Même lorsque le confinement était strict, les policiers toléraient cette prostitution de survie. « Sans doute savent-ils qu’on n’a vraiment pas le choix », dit Marie. « La loi malgache interdit le proxénétisme, précise Olivia Rajerison, avocate spécialisée dans les droits des femmes. Mais la prostitution en elle-même n’est pas formellement interdite, exceptée la prostitution infantile, considérée comme crime pédophile. »
Une stratégie « de survie »
Alors que l’économie malgache était déjà fragile avant l’arrivée de la pandémie et que les deux tiers des 27 millions d’habitants vivaient déjà avec moins de 1,75 euro par jour, le confinement a brisé quelques-unes des dynamiques qui fonctionnaient à peu près. En avril, une étude de l’Institut national de la statistique (Instat) et de la Banque mondiale faisait état d’une perte d’emploi dans 10,1 % des ménages. Et il y a six mois, au début de la pandémie, la crainte de ne pas avoir assez de nourriture pour leur famille tracassait déjà plus de 60 % des ménages interrogés.
S’il reste difficile de chiffrer l’augmentation de la prostitution durant le confinement, un œil sur les rues de la capitale ne laisse aucun doute sur la multiplication des jeunes femmes dehors, dans certains quartiers, à la nuit tombée. Voire en pleine journée, comme c’est le cas pour Marie. « Dans tout choc, qu’il soit économique ou climatique, des stratégies de survie se mettent en place, dont la prostitution peut faire partie, observe Jean-Benoît Manhes, coordinateur des programmes de l’Unicef à Madagascar. Ce phénomène est d’autant plus difficile à mesurer qu’il reste occasionnel pour certaines femmes. »
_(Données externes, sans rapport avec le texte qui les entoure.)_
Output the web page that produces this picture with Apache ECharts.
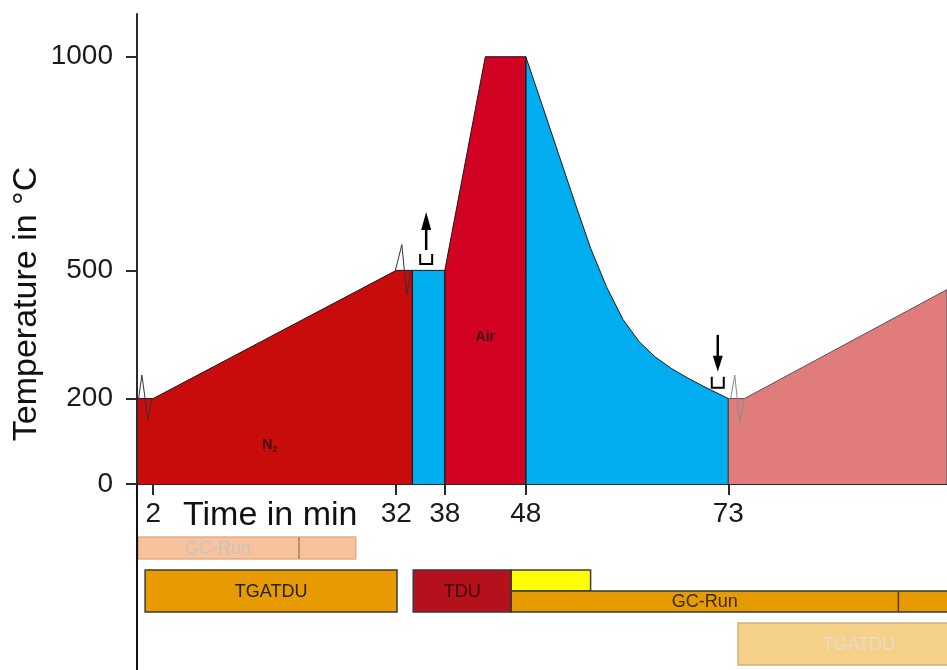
<!DOCTYPE html>
<html>
<head>
<meta charset="utf-8">
<script src="https://cdn.jsdelivr.net/npm/echarts@6/dist/echarts.min.js"></script>
<style>
  html, body { margin: 0; padding: 0; background: #fff; }
  #chart { width: 947px; height: 670px; }
</style>
</head>
<body>
<div id="chart"></div>
<script>
// ---- Temperature programme (time in min, temperature in °C) ----
const timeTicks = [2, 32, 38, 48, 73];
const tempTicks = [0, 200, 500, 1000];

const n2Profile      = [[0, 0], [0, 200], [2, 200], [32, 500], [34, 500], [34, 0]];
const purgeProfile   = [[34, 0], [34, 500], [38, 500], [38, 0]];
const airProfile     = [[38, 0], [38, 500], [43, 1000], [48, 1000], [48, 0]];
const coolProfile    = [[48, 0], [48, 1000], [50, 888], [52, 775], [54, 662], [56, 552],
                        [58, 460], [60, 385], [62, 333], [64, 297], [66, 270], [68, 248],
                        [70, 228], [73, 200], [73, 0]];
const reheatProfile  = [[73, 0], [73, 200], [75, 200], [100, 455], [100, 0]];

// axis-break marks on the profile
const breakAt2  = [[0.2, 200], [0.6, 255], [1.0, 200], [1.35, 150], [1.85, 200]];
const breakAt32 = [[31.9, 500], [32.7, 560], [33.0, 500], [33.3, 443], [33.8, 500]];
const breakAt73 = [[73.3, 200], [73.8, 255], [74.1, 200], [74.4, 143], [75.0, 200]];

// gas labels
const gasLabels = [[16.4, 91, 'N2'], [43, 344, 'Air']];

// valve switching markers: [time, temperature, direction]
const switchMarks = [[35.7, 515, 'up'], [71.7, 225, 'down']];

// ---- Schedule (time in min) ----
const taskLabels  = ['GC-Run', 'TGATDU', 'TDU', '', 'GC-Run', 'TGATDU'];
const taskStart   = [0, 1, 34.1, 46.2, 46.2, 74.2];
const taskEnd     = [27, 32.1, 46.2, 56, 104, 104];
const taskDivider = [20, null, null, null, 94, null];
const taskLane    = [0, 1, 1, 1, 1, 2];
const taskPart    = ['full', 'full', 'full', 'upper', 'lower', 'full'];
const taskKind    = ['gcFaded', 'tgatdu', 'tdu', 'desorb', 'gc', 'tgatduFaded'];

// lane bands in schedule-row units (1 unit = one full row)
const LANE_BANDS = [[1.262, 1.786], [2.048, 3.048], [3.31, 4.31]];
const TASK_STYLE = {
  gcFaded:     { fill: '#f7c39c', stroke: '#e2ae8a', divider: '#a88060', text: '#c9c3bd' },
  tgatdu:      { fill: '#e89b00', stroke: '#3a3a3a', divider: '#3a3a3a', text: '#222222' },
  tdu:         { fill: '#b5111d', stroke: '#3a3a3a', divider: '#3a3a3a', text: '#3a0505' },
  desorb:      { fill: '#ffff00', stroke: '#3a3a3a', divider: '#3a3a3a', text: '#222222' },
  gc:          { fill: '#e69b00', stroke: '#3a3a3a', divider: '#5a3a08', text: '#3a2a10' },
  tgatduFaded: { fill: '#f5d089', stroke: '#cfae78', divider: '#cfae78', text: '#e6dccb' }
};

const FONT = '"Liberation Sans", Arial, Helvetica, sans-serif';
const AXIS_COLOR = '#2a2a2a';

const chart = echarts.init(document.getElementById('chart'), null, { renderer: 'canvas' });

function profileSeries(data, color, lineColor) {
  return {
    type: 'line',
    xAxisIndex: 0, yAxisIndex: 0,
    data: data,
    symbol: 'none',
    silent: true,
    lineStyle: { color: lineColor || '#1a1a1a', width: 1 },
    areaStyle: { color: color, opacity: 1 },
    z: 2
  };
}

function breakSeries(data, color) {
  return {
    type: 'line',
    xAxisIndex: 0, yAxisIndex: 0,
    data: data,
    symbol: 'none',
    silent: true,
    lineStyle: { color: color, width: 1 },
    z: 4
  };
}

function renderSwitch(params, api) {
  const p = api.coord([api.value(0), api.value(1)]);
  const dir = switchMarks[params.dataIndex][2];
  const x = p[0], y = p[1];
  const children = [];
  const bracketH = dir === 'up' ? 10 : 11;
  children.push({
    type: 'polyline',
    shape: { points: [[x - 6, y - bracketH], [x - 6, y], [x + 6, y], [x + 6, y - bracketH]] },
    style: { stroke: '#000', lineWidth: 2, fill: null }
  });
  if (dir === 'up') {
    children.push({ type: 'line', shape: { x1: x, y1: y - 14, x2: x, y2: y - 36 },
      style: { stroke: '#000', lineWidth: 2.5 } });
    children.push({ type: 'polygon', shape: { points: [[x - 5, y - 34], [x + 5, y - 34], [x, y - 52]] },
      style: { fill: '#000' } });
  } else {
    children.push({ type: 'line', shape: { x1: x, y1: y - 53, x2: x, y2: y - 30 },
      style: { stroke: '#000', lineWidth: 2.5 } });
    children.push({ type: 'polygon', shape: { points: [[x - 5, y - 32], [x + 5, y - 32], [x, y - 16]] },
      style: { fill: '#000' } });
  }
  return { type: 'group', children: children };
}

function renderTask(params, api) {
  const i = params.dataIndex;
  const band = LANE_BANDS[taskLane[i]];
  let top = band[0], bottom = band[1];
  const mid = (top + bottom) / 2;
  if (taskPart[i] === 'upper') bottom = mid;
  if (taskPart[i] === 'lower') top = mid;
  const a = api.coord([taskStart[i], top]);
  const b = api.coord([taskEnd[i], bottom]);
  const cs = params.coordSys;
  // keep the bar clear of the axis line and trim it at the right edge
  const left = Math.max(a[0], cs.x + 1.5);
  const right = Math.min(b[0], cs.x + cs.width + 2);
  const st = TASK_STYLE[taskKind[i]];
  const children = [{
    type: 'rect',
    shape: { x: left, y: a[1], width: right - left, height: b[1] - a[1] },
    style: { fill: st.fill, stroke: st.stroke, lineWidth: 1.5 }
  }];
  let textEnd = taskEnd[i];
  if (taskDivider[i] != null) {
    const d = api.coord([taskDivider[i], top]);
    children.push({
      type: 'line',
      shape: { x1: d[0], y1: a[1], x2: d[0], y2: b[1] },
      style: { stroke: st.divider, lineWidth: 1.5 }
    });
    textEnd = taskDivider[i];
  }
  if (taskLabels[i]) {
    const c = api.coord([(taskStart[i] + textEnd) / 2, (top + bottom) / 2]);
    children.push({
      type: 'text',
      style: {
        text: taskLabels[i], x: c[0], y: c[1] + 1,
        align: 'center', verticalAlign: 'middle',
        font: '18px ' + FONT, fill: st.text
      }
    });
  }
  return { type: 'group', children: children };
}

const option = {
  animation: false,
  backgroundColor: '#ffffff',
  textStyle: { fontFamily: FONT },
  grid: [
    { left: 137, right: 0, top: 14, bottom: 186, containLabel: false },
    { left: 137, right: 0, top: 484, bottom: 0, containLabel: false }
  ],
  xAxis: [
    {
      type: 'value', gridIndex: 0, min: 0, max: 100,
      axisLine: { show: true, onZero: false, lineStyle: { color: AXIS_COLOR, width: 1 } },
      axisTick: { show: true, customValues: timeTicks, length: 11, inside: false,
                  lineStyle: { color: AXIS_COLOR, width: 2 } },
      axisLabel: { show: true, customValues: timeTicks, fontSize: 28, color: '#1a1a1a',
                   margin: 16, fontFamily: FONT, formatter: v => String(v) },
      splitLine: { show: false }
    },
    {
      type: 'value', gridIndex: 1, min: 0, max: 100, show: false
    }
  ],
  yAxis: [
    {
      type: 'value', gridIndex: 0, min: 0, max: 1100, z: 10,
      axisLine: { show: true, lineStyle: { color: AXIS_COLOR, width: 2 } },
      axisTick: { show: true, customValues: tempTicks, length: 11, inside: false,
                  lineStyle: { color: AXIS_COLOR, width: 2 } },
      axisLabel: { show: true, customValues: tempTicks, fontSize: 28, color: '#1a1a1a',
                   margin: 24, fontFamily: FONT, formatter: v => String(v) },
      splitLine: { show: false }
    },
    {
      type: 'value', gridIndex: 1, min: 0, max: 4.429, inverse: true, z: 10,
      axisLine: { show: true, onZero: false, lineStyle: { color: '#111111', width: 2 } },
      axisTick: { show: false }, axisLabel: { show: false }, splitLine: { show: false }
    }
  ],
  graphic: [
    {
      type: 'text', left: 183, top: 499, silent: true,
      style: { text: 'Time in min', font: '34px ' + FONT, fill: '#111' }
    },
    {
      type: 'text', silent: true, x: 27, y: 304, rotation: Math.PI / 2,
      style: { text: 'Temperature in °C', font: '34px ' + FONT, fill: '#111',
               align: 'center', verticalAlign: 'middle' }
    }
  ],
  series: [
    profileSeries(n2Profile, '#c80b0b'),
    profileSeries(purgeProfile, '#00aeef'),
    profileSeries(airProfile, '#d10222'),
    profileSeries(coolProfile, '#00aeef'),
    profileSeries(reheatProfile, '#e17c7c', '#555555'),
    breakSeries(breakAt2, '#333333'),
    breakSeries(breakAt32, '#333333'),
    breakSeries(breakAt73, '#8a8a8a'),
    {
      type: 'scatter',
      xAxisIndex: 0, yAxisIndex: 0,
      data: gasLabels.map(g => [g[0], g[1], g[2]]),
      symbolSize: 0,
      silent: true,
      z: 5,
      label: {
        show: true, position: 'inside',
        formatter: p => p.value[2] === 'N2' ? '{b|N}{s|2}' : '{b|' + p.value[2] + '}',
        rich: {
          b: { fontSize: 14, fontWeight: 'bold', color: '#111', fontFamily: FONT },
          s: { fontSize: 9, fontWeight: 'bold', color: '#111', fontFamily: FONT, padding: [8, 0, 0, 0] }
        }
      }
    },
    {
      type: 'custom',
      xAxisIndex: 0, yAxisIndex: 0,
      data: switchMarks.map(m => [m[0], m[1]]),
      renderItem: renderSwitch,
      silent: true,
      z: 6
    },
    {
      type: 'custom',
      xAxisIndex: 1, yAxisIndex: 1,
      data: taskStart.map((s, i) => [s, taskEnd[i], taskLane[i]]),
      renderItem: renderTask,
      silent: true,
      z: 1
    }
  ]
};

chart.setOption(option);
</script>
</body>
</html>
L’association Miaro Madagascar assiste de longue date les mineures contraintes de gagner ainsi leur vie et tente de les réintégrer via des programmes d’alphabétisation et de professionnalisation. En 2018, elle avait mené une large enquête de terrain auprès de celles qui traînaient dans les bas quartiers. Pour sa présidente fondatrice, Romy Voos Andrianarisoa, le « décrochage » débute très tôt, « souvent vers 11 ans », et a pour ressort principal la pauvreté. « Ces jeunes filles en rupture familiale ont souvent subi toutes sortes de violences, comme des viols incestueux », précise-t-elle.
Même très jeunes, la majorité d’entre elles sont récupérées au sein de réseaux, de bars, d’épiceries, de karaoké, voire par des chefs de fokontany (quartiers) qui prennent leur commission. D’après le centre Vonjy, qui travaille sur les violences faites aux enfants de la région de Diana (nord), les jeunes filles représentent 40 % des victimes d’infractions sexuelles et sont nombreuses à déclarer avoir vendu leur premier rapport sexuel.